Moreover, the term “gamer” became a nasty word. A “gamer” was some Pokemon-addled kid who spent mounds of free time with Charmander and Geodude. Worthless electronic figments, and worthless additions to society. I was not a “gamer.” Yes, I played games, bu they didn’t play me.
Man, was I a dick. I’m sorry Wil Wheaton, but I was. I guess it was a good thing that I didn’t spit my distaste all over the internet like most haters do today. Instead, I isolated myself, and that made me fearful and stupid. But sometimes life needs to happen that way in order for change to happen.
As I grew out of my self-righteous second decade and into my reflective third, my attitude towards gaming changed, but it took some time. It was a good many years before I found tolerance again. My full return to video games later in life was, I think, somewhat hampered by my prejudice not just towards Pokemon, but against any game I deemed too childish. What brought me back around to a state of normalcy, so to speak, was…and here’s the twist of it all…the Nintendo DS. Yep. I got the newest Nintendo handheld and Pokemon stomping ground around 2007. The first DS had an extra slot for playing GB, GBC, and GBA games. So now, my newly-found self could go back and mend my ways and accept Pokemon into my life, right?
Not so much.
I had grown past my Pokemon hangups. Pokemon was a thing. It was always going to be a thing. And I hoped everyone who loved Pokemon and abused the hell out of their new DS’s while playing it had all the fun in the world. I sought refuge in games like Brain Age and New Super Mario World. I loved the flexibility I had with on-the-go play, and I quickly acquired a small stash of handheld games, old and new. And best of all, I saw lots of other people, old and young, having fun on their DS’s. It didn’t matter what they were playing, they were gamers and…yes…so was I. I still didn’t like being re-labeled as a “gamer” at first, but as I found my way back to console gaming and fully accepted the likes of Mass Effect and GTA IV, there was no denying it: I was a gamer.

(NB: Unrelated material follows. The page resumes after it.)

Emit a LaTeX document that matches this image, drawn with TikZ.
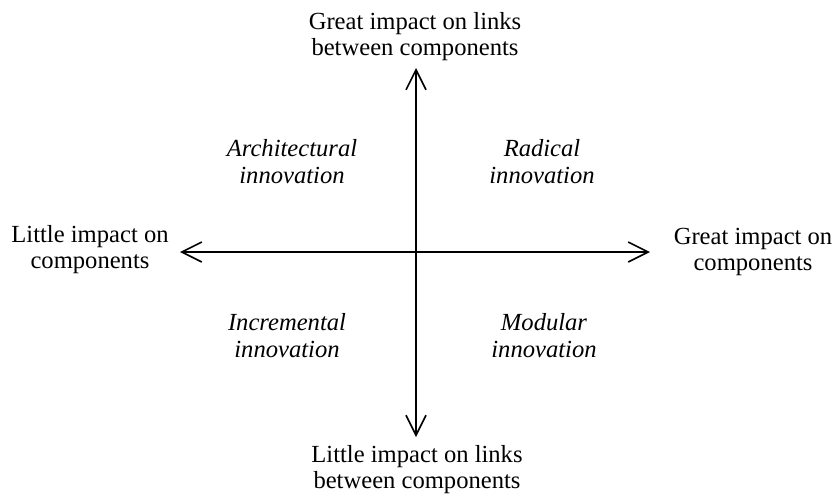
\documentclass[tikz,border=0pt]{standalone}
\usepackage{fontspec}
\setmainfont{Liberation Serif}
\usetikzlibrary{arrows.meta}
\tikzset{
  lbl/.style={align=center, inner sep=0pt, anchor=base, font=\fontsize{12.3}{12.6}\selectfont},
  quad/.style={lbl, font=\fontsize{12.3}{13.2}\selectfont\itshape},
  axis/.style={line width=0.8pt, {Straight Barb[length=10pt,width=10pt,line width=0.8pt]}-{Straight Barb[length=10pt,width=10pt,line width=0.8pt]}}
}
\begin{document}
\begin{tikzpicture}[x=0.5pt,y=-0.5pt]
\useasboundingbox (0,0) rectangle (833,495);
\node[lbl] (top) at (415,55) {Great impact on links\\between components};
\node[lbl] (bot) at (417,488) {Little impact on links\\between components};
\node[lbl] (lft) at (90,268) {Little impact on\\components};
\node[lbl] (rgt) at (753,270) {Great impact on\\components};
\node[quad] (arch) at (292,183) {Architectural\\innovation};
\node[quad] (rad) at (542,183) {Radical\\innovation};
\node[quad] (inc) at (287,357) {Incremental\\innovation};
\node[quad] (mod) at (544,357) {Modular\\innovation};
\coordinate (T) at (416,68);
\coordinate (B) at (416,437);
\coordinate (L) at (180,252);
\coordinate (R) at (650,252);
\draw[axis] (T) -- (B);
\draw[axis] (L) -- (R);
\end{tikzpicture}
\end{document}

So I’m sorry Pokemon, for my misplaced anger towards all your cuteness and stuff. My fear and seeming inability to relate to something so grand was what held me back. When it’s all said and done, I could enjoy Pokemon as much as I enjoy polka-dots; anyone can. And gaming’s not about what your playing, but the fact that you’re playing at all. Flaunt it or keep it to yourself. It doesn’t matter. Just enjoy it.